Akcan'a göre ruhsatsız silah kullanımındaki artış ve silahların kolay bir şekilde ulaşılabilir olması, silahlı cinayetlerdeki artışta en önemli etkenler arasında. Umut Vakfı 2018 yılı raporunda Türkiye'de yüzde 85'i ruhsatsız en az 25 milyon silah bulunduğu bilgisine de yer veriliyor. Dr. Ayhan Akcan on yıl önce cinayetlerde yüzde 70 olan ruhsatsız silah kullanım oranının 2018'de yüzde 85'lere çıktığına dikkat çekiyor.

Peki, Türkiye'de ruhsatsız silah bulundurmanın yaptırımı yok mu? Yasalarda mı boşluk var yoksa uygulamada mı? Akcan "Hem uygulamada hem yasada hem de mevcut sistemde problem var. Sorun ruhsattan ziyade ulaşılabilirlik. Bu nedenle diyoruz ki, ruhsatlı silahlar üzerine giderseniz ruhsatsız üzerinde de caydırıcı olunur. Ruhsatsız silah bulundurmaya üç aydan bir buçuk yıla kadar hapis cezası var. Ama bu uygulanmıyor, para cezasıyla geçiştiriliyor" diyor.

Raporda çocukların bile bir "tık" ile internet üzerinden silah sahibi olabildiğine, silahların kargoyla kapıya kadar getirildiğine dikkat çekiliyor.

Silahlı şiddet raporunda yasal düzenleme ve denetimlerin yanında, eğitim programları ve sorunları çözümleyici stratejiler uygulanması da talep ediliyor.

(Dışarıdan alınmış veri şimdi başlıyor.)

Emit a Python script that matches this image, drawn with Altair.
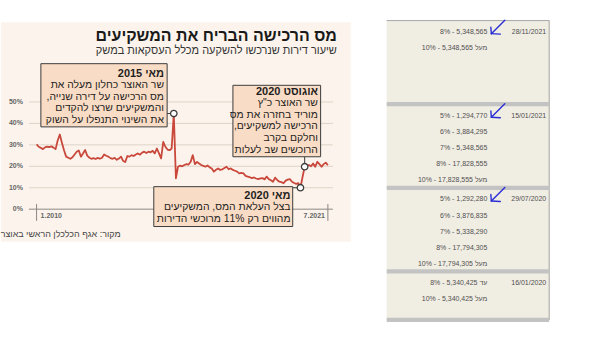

Silah edinme sayısının ikiye indirilmesi, silah taşıma ruhsatında hakim ve avukat, evde silah ruhsatı bulundurulmasında ise eş rızasını içeren referans sistemi getirilmesi, internetten satış ve kargo teslimin yasaklanması, silahların medyada görsel kullanımının engellenmesi, sinema ve televizyonlardaki silah görüntülerinin mozaiklenmesi gibi önlemler de rapordaki öneriler arasında yer alıyor.

2018 silahlı şiddet raporu, devlete bağlı Makina ve Kimya Endüstrisi Kurumu'nun (MKE) mermi fiyatlarına indirim açıklamasıyla ilgili tartışmaların üzerine geldi. "Enflasyonla topyekün mücadeleye MKE'nin büyük katkısı" başlığıyla verilen açıklamada, hükümetin enflasyonla mücadele programı çerçevesinde "milli ve yerli üretim" tabanca fişeklerinin fiyatında 7 Ocak tarihinden itibaren yüzde 7,5 oranında indirime gidileceği bildirildi.

Umut Vakfı Yönetim Kurulu üyesi Dr. Ayhan Akcan, devletin en önemli özelliğinin vatandaşların can ve mal güvenliğini koruması olduğunu belirterek bu açıklamada "sosyal devlet" kavramının unutulduğu eleştirisinde bulunuyor ve ekliyor:

"Eğer yaşama hakkı kutsalsa, insanların can ve mal güvenliğini sağlayacak olan devlettir. Eğer devlet bu asli görevini yapamazsa ve insanlar silahlanırsa maalesef daha ciddi problemler olabilir. Bu gidişat iyi gidişat değil."